____ Source excerpt
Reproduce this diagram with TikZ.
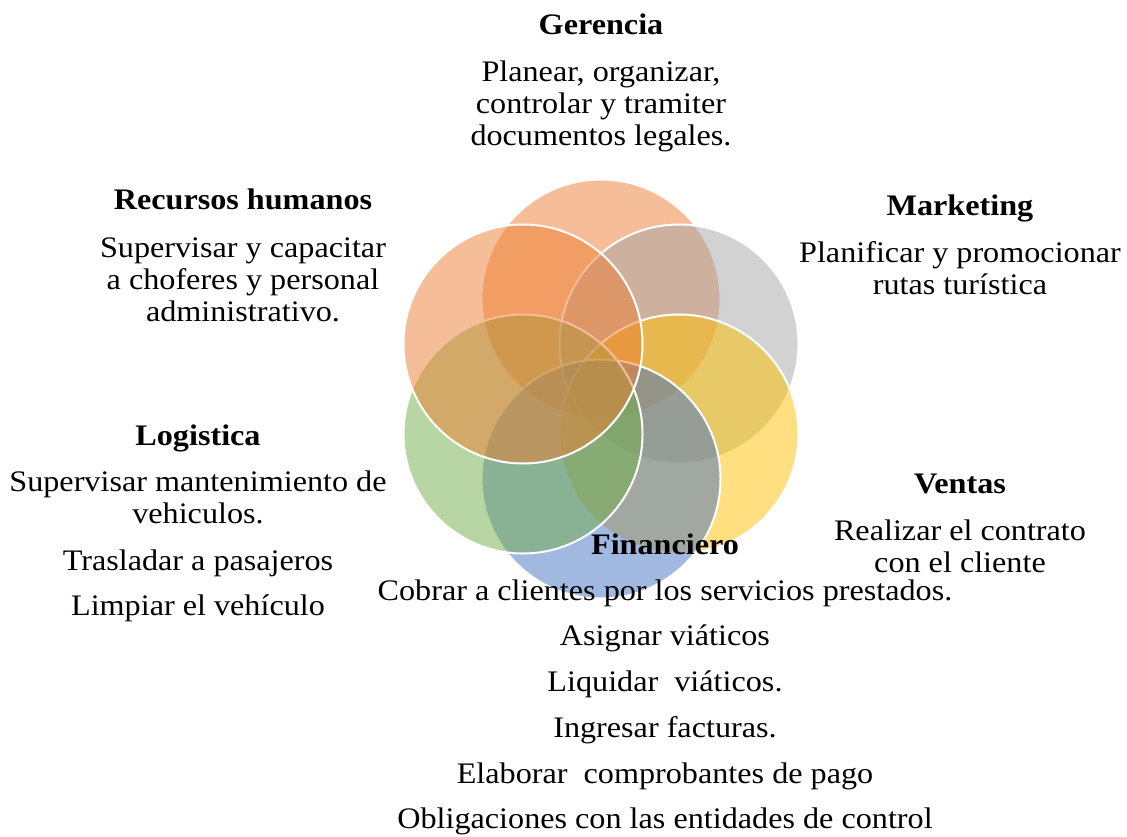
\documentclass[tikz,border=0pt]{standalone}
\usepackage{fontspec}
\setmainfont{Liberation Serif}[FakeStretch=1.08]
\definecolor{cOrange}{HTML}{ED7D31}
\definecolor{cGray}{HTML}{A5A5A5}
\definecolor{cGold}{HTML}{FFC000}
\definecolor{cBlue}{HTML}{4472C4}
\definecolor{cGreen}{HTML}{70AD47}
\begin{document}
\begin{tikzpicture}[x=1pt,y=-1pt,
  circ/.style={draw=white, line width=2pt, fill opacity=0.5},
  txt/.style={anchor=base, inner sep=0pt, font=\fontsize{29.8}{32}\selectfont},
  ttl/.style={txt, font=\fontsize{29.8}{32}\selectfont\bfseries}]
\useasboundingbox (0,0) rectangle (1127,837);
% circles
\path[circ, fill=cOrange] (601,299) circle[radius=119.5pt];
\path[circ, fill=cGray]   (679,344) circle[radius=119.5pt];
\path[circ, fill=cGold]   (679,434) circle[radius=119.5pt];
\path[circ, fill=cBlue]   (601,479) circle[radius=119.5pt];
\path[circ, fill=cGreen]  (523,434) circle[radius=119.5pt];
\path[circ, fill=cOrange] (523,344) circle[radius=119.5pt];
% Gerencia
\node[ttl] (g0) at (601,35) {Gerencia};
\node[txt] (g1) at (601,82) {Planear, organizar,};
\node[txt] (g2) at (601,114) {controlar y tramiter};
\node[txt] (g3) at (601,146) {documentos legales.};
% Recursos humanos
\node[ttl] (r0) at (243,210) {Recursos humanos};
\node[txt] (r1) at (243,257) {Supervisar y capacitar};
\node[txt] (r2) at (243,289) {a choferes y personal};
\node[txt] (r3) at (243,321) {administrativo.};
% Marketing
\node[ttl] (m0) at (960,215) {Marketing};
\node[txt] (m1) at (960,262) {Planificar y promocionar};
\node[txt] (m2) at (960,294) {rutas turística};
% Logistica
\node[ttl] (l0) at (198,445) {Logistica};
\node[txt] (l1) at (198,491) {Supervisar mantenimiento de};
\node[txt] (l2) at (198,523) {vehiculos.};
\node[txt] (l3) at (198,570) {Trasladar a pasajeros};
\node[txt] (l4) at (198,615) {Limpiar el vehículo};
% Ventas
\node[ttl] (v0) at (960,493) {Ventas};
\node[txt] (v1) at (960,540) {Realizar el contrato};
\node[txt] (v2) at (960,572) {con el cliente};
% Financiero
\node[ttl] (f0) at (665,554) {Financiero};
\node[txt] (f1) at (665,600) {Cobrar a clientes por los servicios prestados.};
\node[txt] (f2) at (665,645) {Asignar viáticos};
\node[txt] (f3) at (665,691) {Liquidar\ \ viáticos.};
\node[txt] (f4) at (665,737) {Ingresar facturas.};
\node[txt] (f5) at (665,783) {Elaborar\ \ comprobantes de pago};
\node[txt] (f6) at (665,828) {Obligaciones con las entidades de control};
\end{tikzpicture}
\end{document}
________
Exercise goal:
The data above needs to be retyped exactly, with the images left out.

Correct output:
Reproduce this diagram with TikZ.
\documentclass[tikz,border=0pt]{standalone}
\usepackage{fontspec}
\setmainfont{Liberation Serif}[FakeStretch=1.08]
\definecolor{cOrange}{HTML}{ED7D31}
\definecolor{cGray}{HTML}{A5A5A5}
\definecolor{cGold}{HTML}{FFC000}
\definecolor{cBlue}{HTML}{4472C4}
\definecolor{cGreen}{HTML}{70AD47}
\begin{document}
\begin{tikzpicture}[x=1pt,y=-1pt,
  circ/.style={draw=white, line width=2pt, fill opacity=0.5},
  txt/.style={anchor=base, inner sep=0pt, font=\fontsize{29.8}{32}\selectfont},
  ttl/.style={txt, font=\fontsize{29.8}{32}\selectfont\bfseries}]
\useasboundingbox (0,0) rectangle (1127,837);
% circles
\path[circ, fill=cOrange] (601,299) circle[radius=119.5pt];
\path[circ, fill=cGray]   (679,344) circle[radius=119.5pt];
\path[circ, fill=cGold]   (679,434) circle[radius=119.5pt];
\path[circ, fill=cBlue]   (601,479) circle[radius=119.5pt];
\path[circ, fill=cGreen]  (523,434) circle[radius=119.5pt];
\path[circ, fill=cOrange] (523,344) circle[radius=119.5pt];
% Gerencia
\node[ttl] (g0) at (601,35) {Gerencia};
\node[txt] (g1) at (601,82) {Planear, organizar,};
\node[txt] (g2) at (601,114) {controlar y tramiter};
\node[txt] (g3) at (601,146) {documentos legales.};
% Recursos humanos
\node[ttl] (r0) at (243,210) {Recursos humanos};
\node[txt] (r1) at (243,257) {Supervisar y capacitar};
\node[txt] (r2) at (243,289) {a choferes y personal};
\node[txt] (r3) at (243,321) {administrativo.};
% Marketing
\node[ttl] (m0) at (960,215) {Marketing};
\node[txt] (m1) at (960,262) {Planificar y promocionar};
\node[txt] (m2) at (960,294) {rutas turística};
% Logistica
\node[ttl] (l0) at (198,445) {Logistica};
\node[txt] (l1) at (198,491) {Supervisar mantenimiento de};
\node[txt] (l2) at (198,523) {vehiculos.};
\node[txt] (l3) at (198,570) {Trasladar a pasajeros};
\node[txt] (l4) at (198,615) {Limpiar el vehículo};
% Ventas
\node[ttl] (v0) at (960,493) {Ventas};
\node[txt] (v1) at (960,540) {Realizar el contrato};
\node[txt] (v2) at (960,572) {con el cliente};
% Financiero
\node[ttl] (f0) at (665,554) {Financiero};
\node[txt] (f1) at (665,600) {Cobrar a clientes por los servicios prestados.};
\node[txt] (f2) at (665,645) {Asignar viáticos};
\node[txt] (f3) at (665,691) {Liquidar\ \ viáticos.};
\node[txt] (f4) at (665,737) {Ingresar facturas.};
\node[txt] (f5) at (665,783) {Elaborar\ \ comprobantes de pago};
\node[txt] (f6) at (665,828) {Obligaciones con las entidades de control};
\end{tikzpicture}
\end{document}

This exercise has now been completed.